Before submitting, review the Grading Rubric for Milestone 3.
Milestone 4
For Milestone 4, prepare a video presentation that covers the following items:
- A demonstration that your entire Web stack works by visiting https://localhost:9443 on your host system. Show that static pages, PHP pages (proxied through to Httpd), and Java Web applications (proxied through to Tomcat) work properly.
- Show the output of the following commands inside your VM to verify the firewall is set up properly. Both commands need to be run as the root user.
iptables -S
ip6tables -S
- Show your Apache Tomcat configuration and your nginx configuration for reverse proxying to Apache Tomcat.
Before submitting, review the Grading Rubric for Milestone 4.
Tips
- See the QEMU Network options for the arguments to forward a host port to the guest if you use QEMU for virtualization. If you’re using a different virtualization tool, consult its documentation for the correct way to configure port forwarding.
- The software you need to create a self-signed certificate is OpenSSL. There are plenty of tutorials online for creating self-signed certificates.
- To be able to demonstrate that nginx is serving static files, you need some static files to serve. HTML files, pictures, and similar content would work for this purpose. I recommend configuring nginx to serve static files from a single directory on the VM, then showing the configuration (and a demo) in your presentation.
- You will need a PHP script to test that you have Apache running PHP correctly. The PHP script doesn’t need to be fancy at all, but it does need to have at least some dynamic content in it. There are several ways to make Httpd handle PHP, and you may use any of them in this project. PHP was the language you learned in CSCI 303.
- You will also need a Java web application to test Tomcat. It doesn’t matter what the application does, but I’d suggest finding a precompiled .war file to deploy instead of trying to build from source. You can find one online, or just deploy Tomcat’s Sample Application.
- It might be easier to take a divide-and-conquer approach to getting the server stack working. Start by setting up nginx and getting that part working. Then, configure Apache and PHP, connecting to Apache directly by forwarding an extra port from the host. Once you know Apache is working properly on its own, configure the reverse proxy from nginx. Do the same thing for the Tomcat server.

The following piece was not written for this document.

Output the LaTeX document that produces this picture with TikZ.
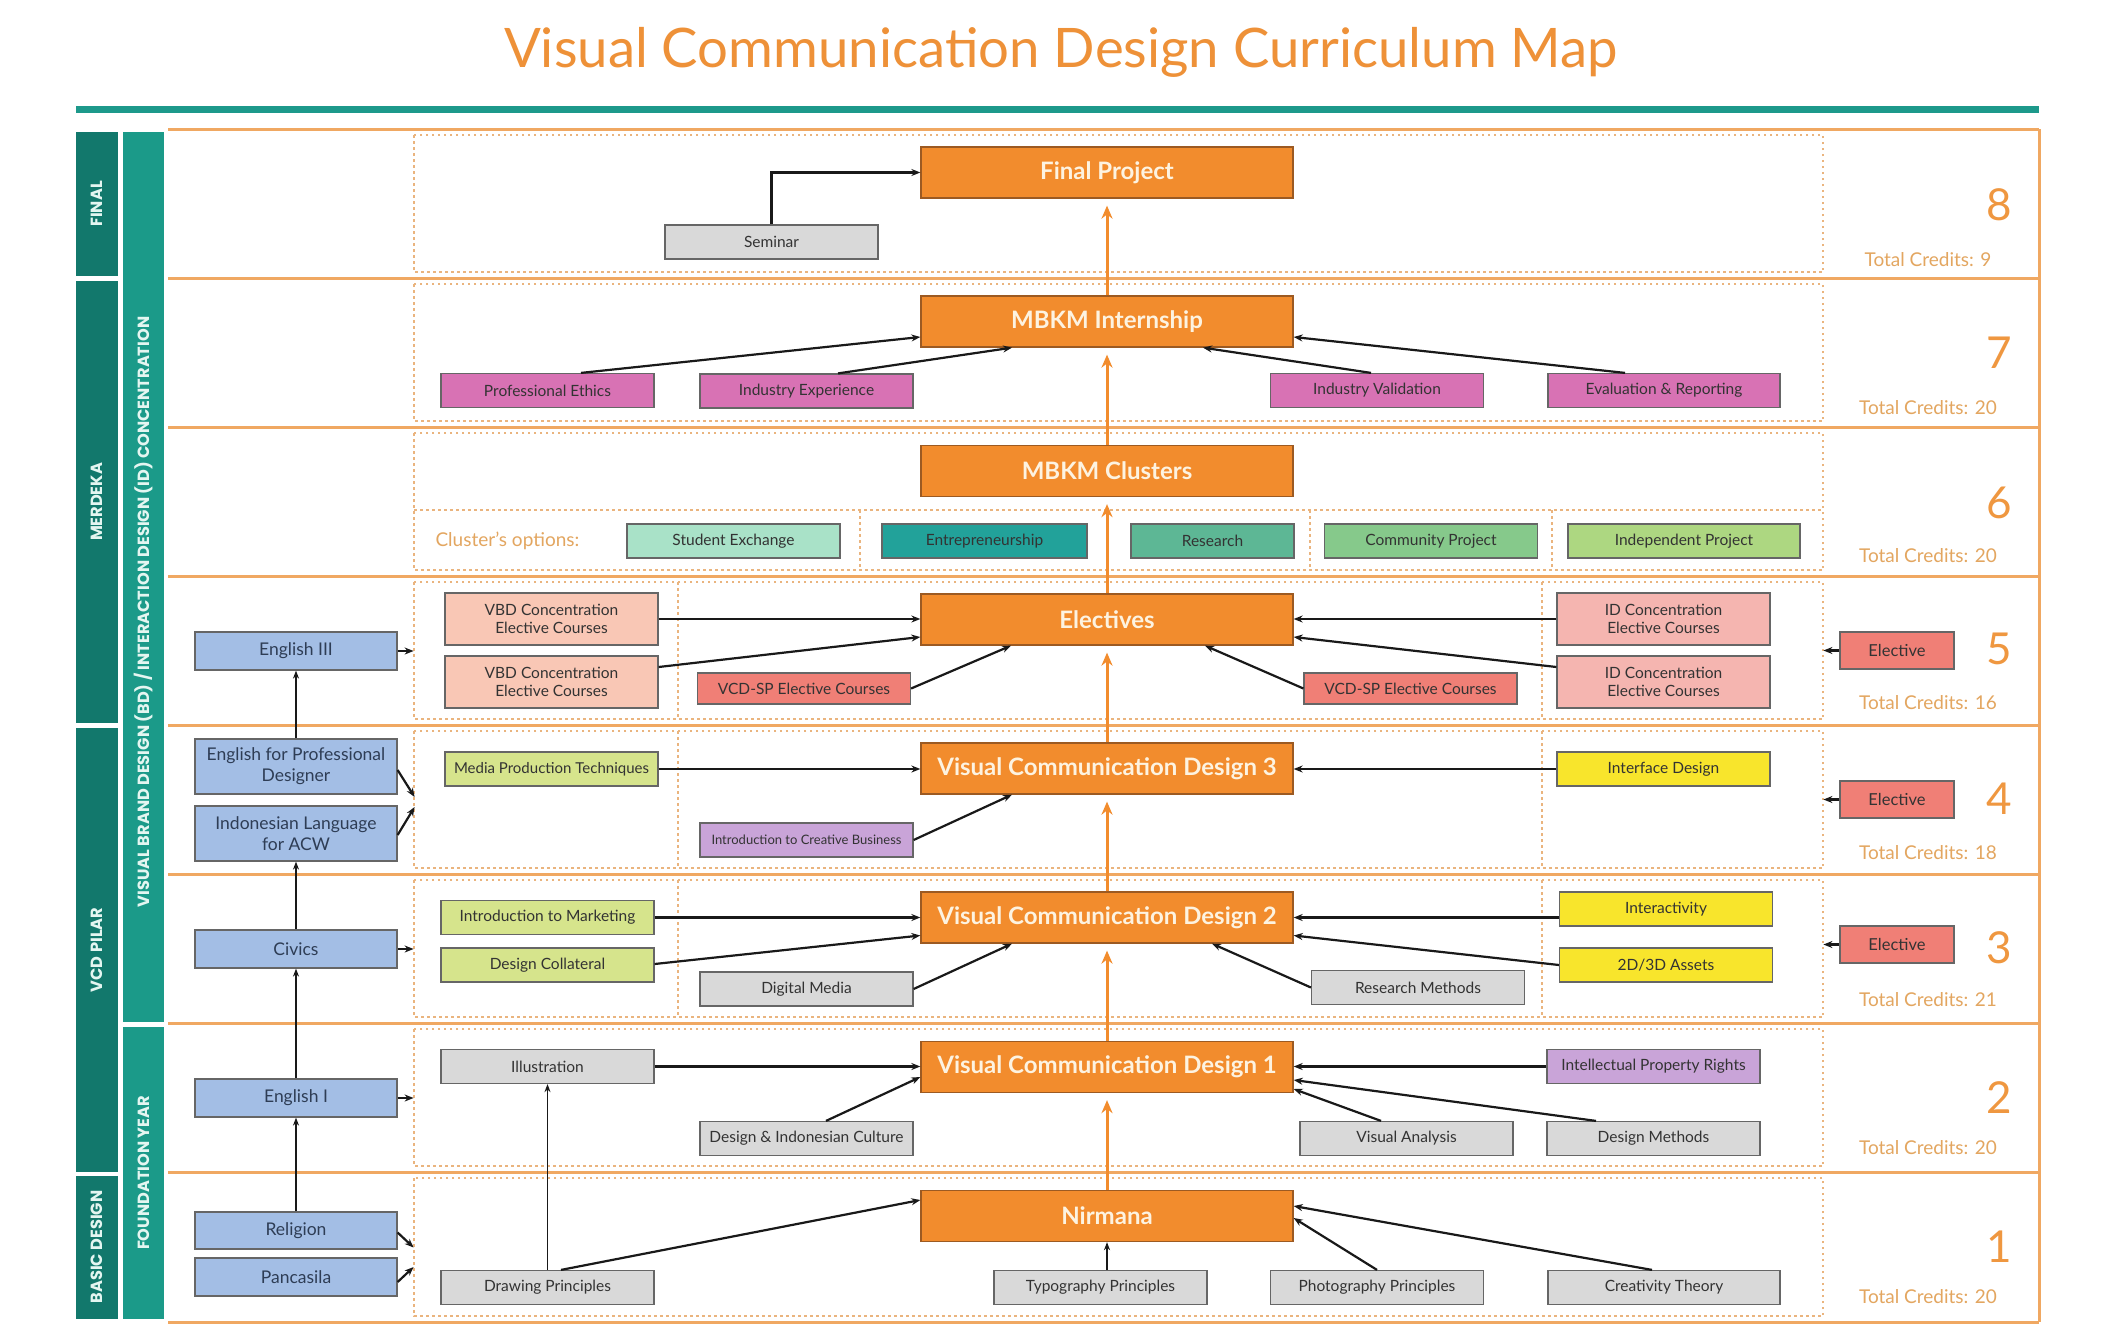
\documentclass[tikz,border=0pt]{standalone}
\usepackage{fontspec}
\setmainfont{Lato}
\newfontfamily\sidefont{Poppins}
\usetikzlibrary{arrows.meta,calc}
\newcommand\fsz[2]{\fontsize{#1}{#2}\selectfont}
\definecolor{orbox}{HTML}{F28C2D}
\definecolor{orborder}{HTML}{9C5A22}
\definecolor{orwhite}{HTML}{FDF3E1}
\definecolor{orline}{HTML}{F0A862}
\definecolor{ordot}{HTML}{EAB47E}
\definecolor{ortitle}{HTML}{EE9138}
\definecolor{ortxt}{HTML}{EF9740}
\definecolor{tctxt}{HTML}{E3A660}
\definecolor{tealbar}{HTML}{1D998B}
\definecolor{tealdark}{HTML}{12786C}
\definecolor{tealmid}{HTML}{1B9A89}
\definecolor{sidetext}{HTML}{E4F6F1}
\definecolor{gbox}{HTML}{D9D9D9}
\definecolor{bbox}{HTML}{A3BEE5}
\definecolor{bluetxt}{HTML}{2E3D55}
\definecolor{mbox}{HTML}{D872B4}
\definecolor{pbox}{HTML}{F9C7B5}
\definecolor{ibox}{HTML}{F5B5B0}
\definecolor{rbox}{HTML}{F07F76}
\definecolor{lgbox}{HTML}{D6E48C}
\definecolor{ybox}{HTML}{F8E52C}
\definecolor{lvbox}{HTML}{C9A4D8}
\definecolor{cla}{HTML}{A9E2C8}
\definecolor{clb}{HTML}{22A29A}
\definecolor{clc}{HTML}{5DB795}
\definecolor{cld}{HTML}{86C98B}
\definecolor{cle}{HTML}{ADD781}
\definecolor{boxtxt}{HTML}{333333}
\tikzset{
  sbox/.style={draw=black!60, line width=1.2pt, inner sep=2pt, align=center, text=boxtxt,
    font=\fsz{15.5}{18}, minimum width=213, minimum height=34},
  bluebox/.style={sbox, fill=bbox, minimum width=202, text=bluetxt, font=\fsz{17.5}{21}},
  elbox/.style={sbox, fill=rbox, minimum width=114, minimum height=37, font=\fsz{16.5}{19}},
  orgbox/.style={fill=orbox, draw=orborder, line width=1.3pt, minimum width=372, minimum height=51,
    font=\fsz{24}{27}\bfseries, text=orwhite, inner sep=0pt},
  arr/.style={draw=black!90, line width=2.2pt, -{Stealth[length=9pt,width=7pt]}},
  varr/.style={draw=black!90, line width=1.8pt, -{Stealth[length=8pt,width=6pt]}},
  oarr/.style={draw=orbox, line width=3pt, -{Stealth[length=13pt,width=11pt]}},
  solidl/.style={draw=orline, line width=3pt},
  dotl/.style={draw=ordot, line width=1.5pt, dash pattern=on 2.5pt off 3.5pt},
  sidetxt/.style={text=sidetext, font=\sidefont\bfseries\fsz{16.2}{18}, rotate=90},
  numst/.style={text=ortxt, font=\fsz{44}{48}},
  tcst/.style={text=tctxt, font=\fsz{19}{22}}
}
\begin{document}
\begin{tikzpicture}[x=1pt,y=-1pt]
\useasboundingbox (0,0) rectangle (2113,1333);
\fill[white] (0,0) rectangle (2113,1333);

% title
\node[font=\fsz{54.5}{60}, text=ortitle, anchor=base] (title) at (1061,67) {Visual Communication Design Curriculum Map};
\fill[tealbar] (76,106) rectangle (2039,113);

% sidebars
\fill[tealdark] (76,132) rectangle (118,276);
\fill[tealdark] (76,281) rectangle (118,723);
\fill[tealdark] (76,728) rectangle (118,1172);
\fill[tealdark] (76,1176) rectangle (118,1319);
\fill[tealmid] (123,132) rectangle (164,1022);
\fill[tealmid] (123,1027) rectangle (164,1319);
\node[sidetxt] (sfinal) at (97,204) {FINAL};
\node[sidetxt] (smerdeka) at (97,502) {MERDEKA};
\node[sidetxt] (spilar) at (97,950) {VCD PILAR};
\node[sidetxt] (sbasic) at (97,1247) {BASIC DESIGN};
\node[sidetxt] (sconc) at (143.5,612) {VISUAL BRAND DESIGN (BD) / INTERACTION DESIGN (ID) CONCENTRATION};
\node[sidetxt] (sfound) at (143.5,1173) {FOUNDATION YEAR};

% row frames
\foreach \t/\b in {129/278,278/427,427/576,576/725,725/874,874/1023,1023/1172,1172/1322}{
  \draw[dotl] (414,\t+6) rectangle (1823,\b-6);
}
\foreach \t in {129,278,427,576,725,874,1023,1172,1322}{
  \draw[solidl] (168,\t) -- (2039,\t);
}
\draw[solidl] (2039,129) -- (2039,1322);
\draw[dotl] (414,510) -- (1823,510);
\foreach \x in {860,1310,1552}{ \draw[dotl] (\x,510) -- (\x,570); }
\foreach \t in {576,725,874}{
  \draw[dotl] (678,\t+6) -- (678,\t+143);
  \draw[dotl] (1542,\t+6) -- (1542,\t+143);
}

% numbers and credits
\node[numst] (n8) at (1999,205) {8};
\node[numst] (n7) at (1999,353) {7};
\node[numst] (n6) at (1999,503) {6};
\node[numst] (n5) at (1999,649) {5};
\node[numst] (n4) at (1999,799) {4};
\node[numst] (n3) at (1999,948) {3};
\node[numst] (n2) at (1999,1098) {2};
\node[numst] (n1) at (1999,1247) {1};
\node[tcst] (t8) at (1928,260) {Total Credits: 9};
\node[tcst] (t7) at (1928,408) {Total Credits: 20};
\node[tcst] (t6) at (1928,556) {Total Credits: 20};
\node[tcst] (t5) at (1928,703) {Total Credits: 16};
\node[tcst] (t4) at (1928,853) {Total Credits: 18};
\node[tcst] (t3) at (1928,1000) {Total Credits: 21};
\node[tcst] (t2) at (1928,1148) {Total Credits: 20};
\node[tcst] (t1) at (1928,1297) {Total Credits: 20};

% Row 8
\node[orgbox] (final) at (1107,172.5) {Final Project};
\node[sbox, fill=gbox] (seminar) at (771.5,242) {Seminar};
% Row 7
\node[orgbox] (mbkm) at (1107,321.5) {MBKM Internship};
\node[sbox, fill=mbox] (pe) at (547.5,390.5) {Professional Ethics};
\node[sbox, fill=mbox] (ie) at (806.5,391) {Industry Experience};
\node[sbox, fill=mbox] (iv) at (1377,390.5) {Industry Validation};
\node[sbox, fill=mbox, minimum width=232] (er) at (1664,390.5) {Evaluation \& Reporting};
% Row 6
\node[orgbox] (clusters) at (1107,471) {MBKM Clusters};
\node[tcst, anchor=west] (copt) at (432,541) {Cluster's options:};
\node[sbox, fill=cla] (se) at (733.5,541) {Student Exchange};
\node[sbox, fill=clb, minimum width=205] (en) at (984.5,541) {Entrepreneurship};
\node[sbox, fill=clc, minimum width=163] (rs) at (1212.5,541) {Research};
\node[sbox, fill=cld] (cp) at (1431,541) {Community Project};
\node[sbox, fill=cle, minimum width=232] (ip) at (1684,541) {Independent Project};
% Row 5
\node[orgbox] (elect) at (1107,619.5) {Electives};
\node[bluebox, minimum height=38] (eng3) at (296,651) {English III};
\node[sbox, fill=pbox, minimum height=52] (vbd1) at (551.5,619) {VBD Concentration\\Elective Courses};
\node[sbox, fill=pbox, minimum height=52] (vbd2) at (551.5,682) {VBD Concentration\\Elective Courses};
\node[sbox, fill=rbox, minimum height=31] (spl) at (804,688.5) {VCD-SP Elective Courses};
\node[sbox, fill=ibox, minimum height=52] (id1) at (1663.5,619) {ID Concentration\\Elective Courses};
\node[sbox, fill=ibox, minimum height=52] (id2) at (1663.5,682) {ID Concentration\\Elective Courses};
\node[sbox, fill=rbox, minimum height=31] (spr) at (1410.5,688.5) {VCD-SP Elective Courses};
\node[elbox] (el5) at (1897,650.5) {Elective};
% Row 4
\node[orgbox] (vcd3) at (1107,768.5) {Visual Communication Design 3};
\node[bluebox, minimum height=55] (efpd) at (296,766.5) {English for Professional\\Designer};
\node[bluebox, minimum height=55] (indo) at (296,833.5) {Indonesian Language\\for ACW};
\node[sbox, fill=lgbox, font=\fsz{15}{18}] (mpt) at (551.5,769) {Media Production Techniques};
\node[sbox, fill=lvbox, font=\fsz{13}{15}] (icb) at (806.5,840) {Introduction to Creative Business};
\node[sbox, fill=ybox] (ifd) at (1663.5,769) {Interface Design};
\node[elbox] (el4) at (1897,799.5) {Elective};
% Row 3
\node[orgbox] (vcd2) at (1107,917.5) {Visual Communication Design 2};
\node[bluebox, minimum height=38] (civ) at (296,949) {Civics};
\node[sbox, fill=lgbox] (itm) at (547.5,917.5) {Introduction to Marketing};
\node[sbox, fill=lgbox] (dcol) at (547.5,965) {Design Collateral};
\node[sbox, fill=gbox] (dm) at (806.5,989) {Digital Media};
\node[sbox, fill=ybox] (inter) at (1666,909) {Interactivity};
\node[sbox, fill=ybox] (d23) at (1666,965) {2D/3D Assets};
\node[sbox, fill=gbox] (rm) at (1418,987.5) {Research Methods};
\node[elbox] (el3) at (1897,944.5) {Elective};
% Row 2
\node[orgbox] (vcd1) at (1107,1067) {Visual Communication Design 1};
\node[bluebox, minimum height=38] (eng1) at (296,1098) {English I};
\node[sbox, fill=gbox] (ill) at (547.5,1066.5) {Illustration};
\node[sbox, fill=gbox] (dic) at (806.5,1138.5) {Design \& Indonesian Culture};
\node[sbox, fill=lvbox] (ipr) at (1653.5,1066.5) {Intellectual Property Rights};
\node[sbox, fill=gbox] (va) at (1406.5,1138.5) {Visual Analysis};
\node[sbox, fill=gbox] (dme) at (1653.5,1138.5) {Design Methods};
% Row 1
\node[orgbox] (nir) at (1107,1216) {Nirmana};
\node[bluebox, minimum height=37] (rel) at (296,1230.5) {Religion};
\node[bluebox, minimum height=38] (pan) at (296,1277) {Pancasila};
\node[sbox, fill=gbox] (dp) at (547.5,1287.5) {Drawing Principles};
\node[sbox, fill=gbox] (tp) at (1100.5,1287.5) {Typography Principles};
\node[sbox, fill=gbox] (pp) at (1377,1287.5) {Photography Principles};
\node[sbox, fill=gbox, minimum width=232] (ct) at (1664,1287.5) {Creativity Theory};

% orange spine
\draw[oarr] (mbkm.north) -- ($(final.south)+(0,7)$);
\draw[oarr] (clusters.north) -- ($(mbkm.south)+(0,7)$);
\draw[oarr] (elect.north) -- ($(clusters.south)+(0,7)$);
\draw[oarr] (vcd3.north) -- ($(elect.south)+(0,7)$);
\draw[oarr] (vcd2.north) -- ($(vcd3.south)+(0,7)$);
\draw[oarr] (vcd1.north) -- ($(vcd2.south)+(0,7)$);
\draw[oarr] (nir.north) -- ($(vcd1.south)+(0,7)$);

% row 8
\draw[arr] (seminar.north) |- (final.west);
% row 7
\draw[arr] ($(pe.north)+(33.5,0)$) -- ($(mbkm.west)+(0,15.5)$);
\draw[arr] ($(ie.north)+(31.5,0)$) -- ($(mbkm.south)+(-95,0)$);
\draw[arr] ($(iv.north)+(-6,0)$) -- ($(mbkm.south)+(96,0)$);
\draw[arr] ($(er.north)+(-39,0)$) -- ($(mbkm.east)+(0,15.5)$);
% row 5
\draw[arr] (eng3.east) -- ++(16,0);
\draw[arr] (vbd1.east) -- (vbd1.east -| elect.west);
\draw[arr] ($(vbd2.east)+(0,-15)$) -- ($(elect.west)+(0,17.5)$);
\draw[arr] (spl.east) -- ($(elect.south)+(-96,0)$);
\draw[arr] (id1.west) -- (id1.west -| elect.east);
\draw[arr] ($(id2.west)+(0,-15)$) -- ($(elect.east)+(0,17.5)$);
\draw[arr] (spr.west) -- ($(elect.south)+(98,0)$);
\draw[arr] (el5.west) -- ++(-16,0);
\draw[varr] (efpd.north) -- (eng3.south);
% row 4
\draw[arr] ($(efpd.east)+(0,3.5)$) -- ++(17,27);
\draw[arr] ($(indo.east)+(0,1.5)$) -- ++(17,-28);
\draw[arr] (mpt.east) -- (mpt.east -| vcd3.west);
\draw[arr] (icb.east) -- ($(vcd3.south)+(-95,0)$);
\draw[arr] (ifd.west) -- (ifd.west -| vcd3.east);
\draw[arr] (el4.west) -- ++(-16,0);
\draw[varr] (civ.north) -- (indo.south);
% row 3
\draw[arr] (civ.east) -- ++(16,0);
\draw[arr] (itm.east) -- (itm.east -| vcd2.west);
\draw[arr] ($(dcol.east)+(0,-1)$) -- ($(vcd2.west)+(0,18)$);
\draw[arr] (dm.east) -- ($(vcd2.south)+(-95,0)$);
\draw[arr] (inter.west |- vcd2.east) -- (vcd2.east);
\draw[arr] (d23.west) -- ($(vcd2.east)+(0,18)$);
\draw[arr] (rm.west) -- ($(vcd2.south)+(105,0)$);
\draw[arr] (el3.west) -- ++(-16,0);
\draw[varr] (eng1.north) -- (civ.south);
% row 2
\draw[arr] (eng1.east) -- ++(16,0);
\draw[arr] (ill.east) -- (ill.east -| vcd1.west);
\draw[arr] ($(dic.north)+(19.5,0)$) -- ($(vcd1.west)+(0,10)$);
\draw[arr] (ipr.west) -- (ipr.west -| vcd1.east);
\draw[arr] ($(va.north)+(-25.5,0)$) -- ($(vcd1.east)+(0,22)$);
\draw[arr] ($(dme.north)+(-57.5,0)$) -- ($(vcd1.east)+(0,13)$);
\draw[varr] (rel.north) -- (eng1.south);
% row 1
\draw[arr] ($(rel.east)+(0,2)$) -- ++(16,15);
\draw[arr] ($(pan.east)+(0,5)$) -- ++(16,-15);
\draw[arr] ($(dp.north)+(13.5,0)$) -- ($(nir.west)+(0,-16)$);
\draw[varr] (dp.north) -- (ill.south);
\draw[varr] (tp.north -| nir.south) -- (nir.south);
\draw[arr] (pp.north) -- ($(nir.east)+(0,2)$);
\draw[arr] ($(ct.north)+(-12,0)$) -- ($(nir.east)+(0,-10)$);
\end{tikzpicture}
\end{document}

- There are several different ways to configure PHP to run in Apache httpd. The easiest way
is to use mod_php, which is documented in a somewhat convoluted way in the Alpine wiki
Setting Up Apache with PHP
article. If you’ve enabled the main and community repositories at install time, you just
need to add the requisite package to apache2. Note that following the Wiki article directly
might or might not work on Alpine Linux 3.19. Running
apk add php82-apache2
should be sufficient. Restart the apache2 service, and PHP should work. (You could also use php81-apache2 or php83-apache2 instead.) - As you search for documentation online, note that different distributions put configuration files in different places. The file locations in Alpine Linux will likely be different than they are in Red Hat or Ubuntu. In particular, if you see references to “sites-enabled” or “sites-available” in documentation, you’re seeing documentation for Ubuntu-based systems. You will need to adapt this documentation to the actual file locations in Alpine.